In 2016 after the trans-Tasman competition ended, Netball Australia announced a landmark pay deal making it the highest-paid sport for women in Australia, but they've been overtaken by women's cricket.
Players have been told there will be no pay increases in the next CPA, despite wages in rival sports rising substantially.
"...I think what the sport has to be really wary of is not just becoming a pipeline of talent for other sports to pick off," former Australian captain Liz Ellis told the Sydney Morning Herald recently.
Bond said the association had just started the bargaining process for a new collective agreement for New Zealand's elite players, with the current agreement coming up for renewal later this year.
She said it was too early to say if players were likely to get an increase.
"But we've kind of gone into bargaining with the point that every other sport right now has invested heavily in the women's game, alongside their partners and broadcasters, that's a really important point too."
Under the current agreement the highest paid Silver Fern could earn in excess of $134,500, which includes the ANZ Premiership retainer.
New Zealand players have a revenue share arrangement so they get a cut of any money that they generate.
"In Australia, while they have a really strong Players' Association, they don't have a revenue share. Whereas here, basically you get a percentage of the player generated revenue so you're not arguing about how much - you're arguing more about how it should be divided amongst players."
Bond said the benefit was that everyone wanted to grow the pie together.
"The more revenue that comes into Netball New Zealand from broadcast, gates, sponsorship - the more the players get because they've either got a great product on the court, they're performing well, they might win a World Cup and things like that so therefore you get more sponsors, partners and a better broadcast deal on the back of that."
Looking further afield
Bond said it was difficult for netball to compete against other sports whose bottom lines were being supported by male-dominated sports that had built up generational wealth.
But she wondered how long that would last for.
"At some point you would think that the women's sport in those codes need to be able to stand on their own feet but I do think it's a massive challenge for netball right now."
Cricket has the huge benefit of a billion-plus population in India where the sport is a religion.
"Cricket has an international market, a women's IPL, they have a sub-continent broadcast that comes into New Zealand that really lifts their player payment pool and enables them to pay players like they do so it's hard to compete with that."
Netball New Zealand has explored the concept of a netball equivalent of cricket's IPL to give athletes a chance to earn more money.
And Bond said netball needed to think about what other markets it could expand into.
"The crux of most professional sport are the fans and we really need to think about how we can grow globally or what other markets in the world we can play in or promote netball in and actually look at things a little bit broader.

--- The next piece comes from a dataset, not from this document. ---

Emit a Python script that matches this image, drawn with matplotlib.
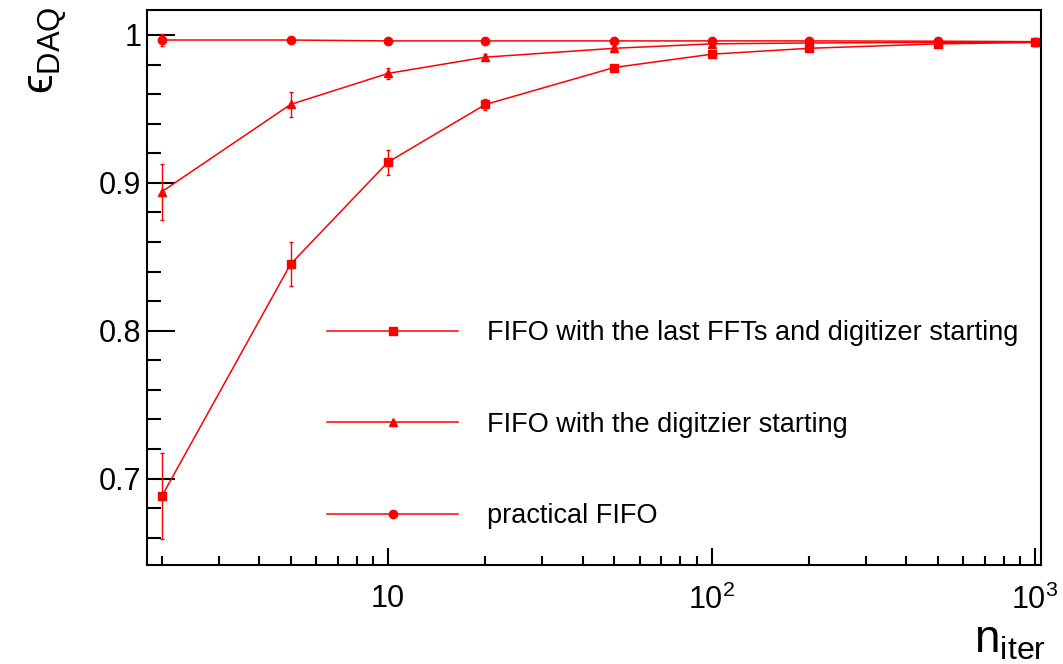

"And is the product what fans actually want to watch because that's the most important thing too right because the more eyeballs on the screen, the greater return you're going to get to the sport.
"The ANZ Premiership came down to the last weekend to learn who's in the finals so from that perspective our product has been great this year, but it's been there for a while now too."
Bond said it was an opportunity for netball to look at different ways it can continue to create an environment that young sports women want to be a part of.
Concerns around the health and safety of players have ramped up recently with the sport getting more physical at the elite level.
Bond thought it was something that netball needed to address so it didn't fall behind other sports.
"We kind of need to get into this century and if there are different ways that we can have third umpires or some type of technology in the game it might actually help that area so that you actually get less of that physical play, it's definitely something that we need to look at."